Write out each line of the listing as it stands, without the images.

# # #

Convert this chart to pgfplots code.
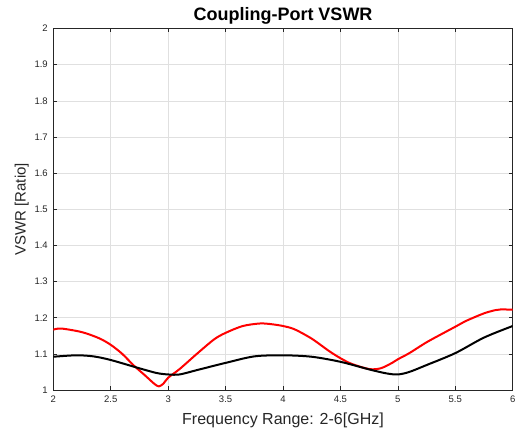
\documentclass[border=0pt]{standalone}
\usepackage{pgfplots}
\pgfplotsset{compat=1.18}
\usepackage{fontspec}
\setmainfont{Liberation Sans}
\definecolor{axgray}{rgb}{0.15,0.15,0.15}
\definecolor{gridgray}{rgb}{0.88,0.88,0.88}
\begin{document}
\begin{tikzpicture}
\begin{axis}[
  scale only axis,
  width=459.4bp, height=361.5bp,
  xmin=2, xmax=6, ymin=1, ymax=2,
  xtick={2,2.5,...,6}, ytick={1,1.1,...,2.01},
  xticklabels={2,2.5,3,3.5,4,4.5,5,5.5,6},
  yticklabels={1,1.1,1.2,1.3,1.4,1.5,1.6,1.7,1.8,1.9,2},
  tick align=inside, major tick length=4bp,
  tick style={axgray, line width=0.5bp},
  axis line style={axgray, line width=0.5bp},
  grid=major, major grid style={gridgray, line width=0.5bp},
  ticklabel style={font=\fontsize{9.5bp}{11bp}\selectfont, text=axgray},
  xticklabel style={yshift=-2bp},
  yticklabel style={xshift=-2bp},
  /pgf/number format/assume math mode=true,
  xlabel={Frequency Range: 2-6[GHz]},
  ylabel={VSWR [Ratio]},
  xlabel style={font=\fontsize{16bp}{18bp}\selectfont, text=axgray, yshift=-4bp},
  ylabel style={font=\fontsize{15bp}{17bp}\selectfont, text=axgray, yshift=-1bp},
  title={\textbf{Coupling-Port VSWR}},
  title style={font=\fontsize{18bp}{20bp}\selectfont, yshift=-5bp},
]
\addplot[red, line width=2bp, smooth, tension=0.5] coordinates {
(2,1.167) (2.07,1.170) (2.25,1.160) (2.4,1.143) (2.5,1.125) (2.6,1.100) (2.7,1.068) (2.8,1.040) (2.88,1.017) (2.92,1.010) (2.96,1.018) (3,1.034) (3.1,1.058) (3.25,1.100) (3.4,1.140) (3.5,1.158) (3.65,1.177) (3.8,1.184) (3.9,1.182) (4,1.177) (4.1,1.168) (4.25,1.142) (4.4,1.108) (4.5,1.088) (4.6,1.072) (4.75,1.058) (4.85,1.060) (4.95,1.075) (5,1.085) (5.1,1.102) (5.25,1.132) (5.4,1.158) (5.5,1.175) (5.6,1.192) (5.75,1.212) (5.85,1.221) (5.9,1.223) (6,1.222)
};
\addplot[black, line width=2bp, smooth, tension=0.5] coordinates {
(2,1.092) (2.2,1.096) (2.35,1.093) (2.5,1.083) (2.75,1.060) (2.9,1.047) (3,1.043) (3.1,1.043) (3.25,1.055) (3.5,1.075) (3.75,1.093) (4,1.096) (4.25,1.092) (4.5,1.078) (4.75,1.057) (4.9,1.046) (5,1.043) (5.1,1.050) (5.25,1.069) (5.5,1.102) (5.75,1.145) (6,1.177)
};
\end{axis}
\path (current axis.south west) ++(-53.3bp,-44bp) coordinate (bl);
\path (current axis.north east) ++(8.3bp,28.5bp) coordinate (tr);
\useasboundingbox (bl) rectangle (tr);
\end{tikzpicture}
\end{document}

# # #

▶ [EXERCISE SOLUTION]
Convert this chart to pgfplots code.
\documentclass[border=0pt]{standalone}
\usepackage{pgfplots}
\pgfplotsset{compat=1.18}
\usepackage{fontspec}
\setmainfont{Liberation Sans}
\definecolor{axgray}{rgb}{0.15,0.15,0.15}
\definecolor{gridgray}{rgb}{0.88,0.88,0.88}
\begin{document}
\begin{tikzpicture}
\begin{axis}[
  scale only axis,
  width=459.4bp, height=361.5bp,
  xmin=2, xmax=6, ymin=1, ymax=2,
  xtick={2,2.5,...,6}, ytick={1,1.1,...,2.01},
  xticklabels={2,2.5,3,3.5,4,4.5,5,5.5,6},
  yticklabels={1,1.1,1.2,1.3,1.4,1.5,1.6,1.7,1.8,1.9,2},
  tick align=inside, major tick length=4bp,
  tick style={axgray, line width=0.5bp},
  axis line style={axgray, line width=0.5bp},
  grid=major, major grid style={gridgray, line width=0.5bp},
  ticklabel style={font=\fontsize{9.5bp}{11bp}\selectfont, text=axgray},
  xticklabel style={yshift=-2bp},
  yticklabel style={xshift=-2bp},
  /pgf/number format/assume math mode=true,
  xlabel={Frequency Range: 2-6[GHz]},
  ylabel={VSWR [Ratio]},
  xlabel style={font=\fontsize{16bp}{18bp}\selectfont, text=axgray, yshift=-4bp},
  ylabel style={font=\fontsize{15bp}{17bp}\selectfont, text=axgray, yshift=-1bp},
  title={\textbf{Coupling-Port VSWR}},
  title style={font=\fontsize{18bp}{20bp}\selectfont, yshift=-5bp},
]
\addplot[red, line width=2bp, smooth, tension=0.5] coordinates {
(2,1.167) (2.07,1.170) (2.25,1.160) (2.4,1.143) (2.5,1.125) (2.6,1.100) (2.7,1.068) (2.8,1.040) (2.88,1.017) (2.92,1.010) (2.96,1.018) (3,1.034) (3.1,1.058) (3.25,1.100) (3.4,1.140) (3.5,1.158) (3.65,1.177) (3.8,1.184) (3.9,1.182) (4,1.177) (4.1,1.168) (4.25,1.142) (4.4,1.108) (4.5,1.088) (4.6,1.072) (4.75,1.058) (4.85,1.060) (4.95,1.075) (5,1.085) (5.1,1.102) (5.25,1.132) (5.4,1.158) (5.5,1.175) (5.6,1.192) (5.75,1.212) (5.85,1.221) (5.9,1.223) (6,1.222)
};
\addplot[black, line width=2bp, smooth, tension=0.5] coordinates {
(2,1.092) (2.2,1.096) (2.35,1.093) (2.5,1.083) (2.75,1.060) (2.9,1.047) (3,1.043) (3.1,1.043) (3.25,1.055) (3.5,1.075) (3.75,1.093) (4,1.096) (4.25,1.092) (4.5,1.078) (4.75,1.057) (4.9,1.046) (5,1.043) (5.1,1.050) (5.25,1.069) (5.5,1.102) (5.75,1.145) (6,1.177)
};
\end{axis}
\path (current axis.south west) ++(-53.3bp,-44bp) coordinate (bl);
\path (current axis.north east) ++(8.3bp,28.5bp) coordinate (tr);
\useasboundingbox (bl) rectangle (tr);
\end{tikzpicture}
\end{document}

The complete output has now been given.